All too often, those studies are misrepresented. That's why the Verify team digs in and does the research to find the facts.
QUESTION: Did a UCLA, Stanford study find that the average 50-64-year-old has a 1 in 19.1 million chance of dying from COVID-19?
ANSWER: No. This is a misrepresentation of the study and its findings.
SOURCE: The June UCLA, Stanford study and one of its authors, Dr. Rajiv Bhatia.
PROCESS:
The Verify team received a link to an Instagram post showing the headline, "UCLA, Stanford Study Finds For Average 50-64 Year Old, Chances Of Dying From COVID-19 Are 1 In 19.1M."

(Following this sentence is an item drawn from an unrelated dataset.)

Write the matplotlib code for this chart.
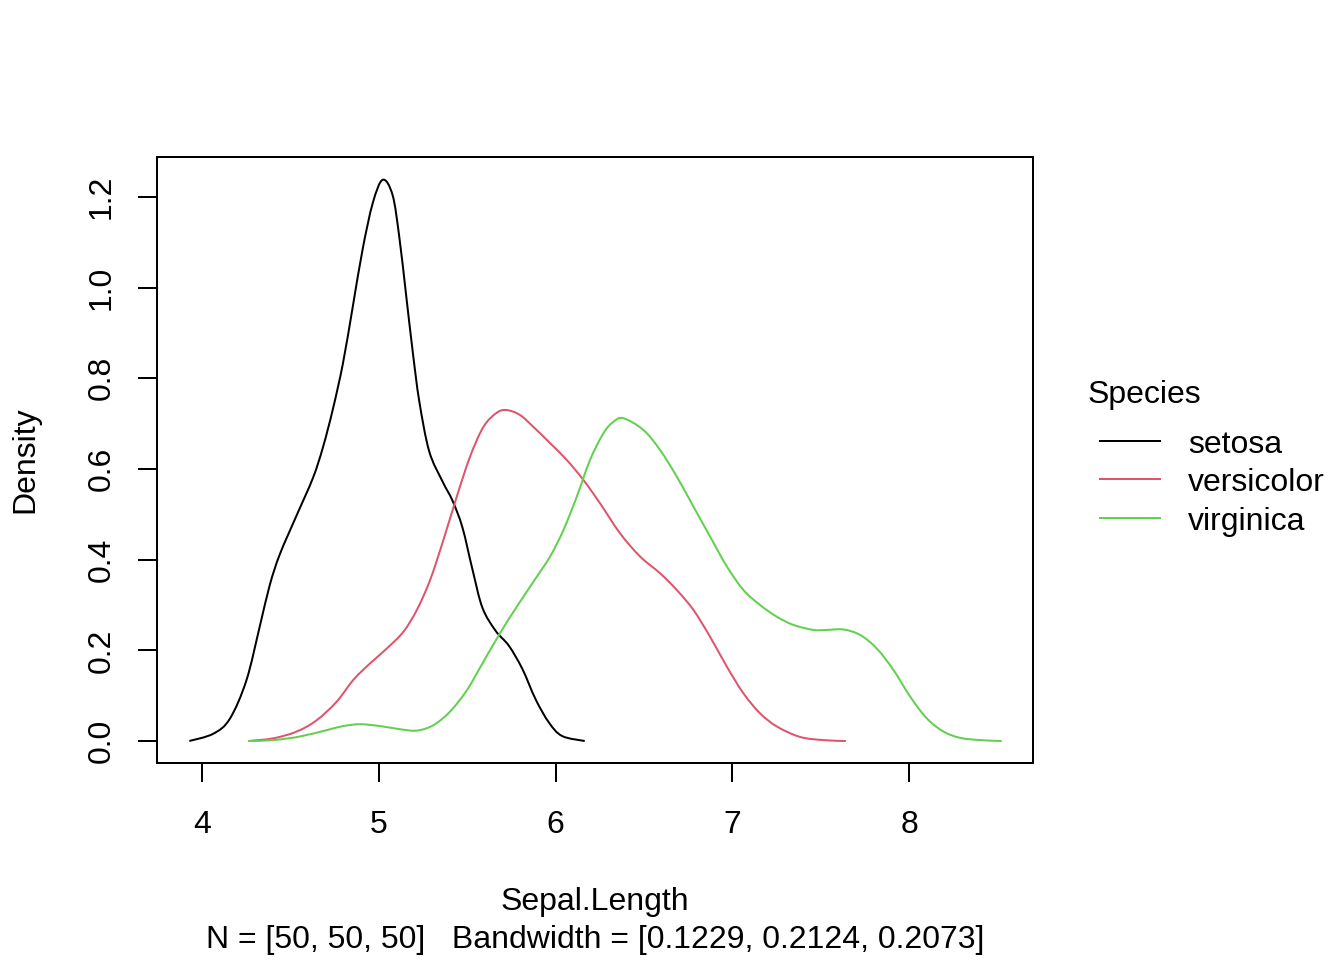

We traced that headline back to One America News Network (OAN), a cable news channel announced to the 2013 Conservative Political Action Conference (CPAC) as a platform for conservative voices. In their article, they link to a June study published by two researchers at Stanford and UCLA as their source for that "1 in 19.1 million" statistic.
But upon reading the study, our Verify researchers did not find that statistic anywhere. It is not a conclusion that the study's authors came to.
We reached out to one of the authors, Dr. Rajiv Bhatia. He said in an email that "this is a misrepresentation of the study and findings...The study is under peer review and is being revised."
Dr. Bhatia told us that the study is not meant to be used to calculate the risks of contracting or dying from COVID-19 on a national scale. The study simply presents an alternative method for calculating risk on a county level.
So, what data does the study use?
The study uses data from some large U.S. counties to attempt to calculate the average risk of severe disease after a person comes in unprotected contact with a random person. Unprotected contact in this situation refers to an interaction with a person without a mask, social distancing, or other methods for disease spread prevention.
A section of the discussion in Dr. Bhatia's paper is devoted to pointing out the unknown factors that would need to be taken into account when using this method to conduct an accurate risk analysis. Those factors include contact tracing data, varying immune responses, and the differences between household spread and community spread.
So we're Verifying — the risk of an average 50-64-year-old dying from COVID-19 is NOT 1 in 19.1 million.
The OAN story in question, which has garnered more than 700,000 views on YouTube, goes on to say that the UCLA, Stanford study says "people are vastly overestimating their chances of getting sick and going to the hospital, especially here in the US." The study says nothing of the sort.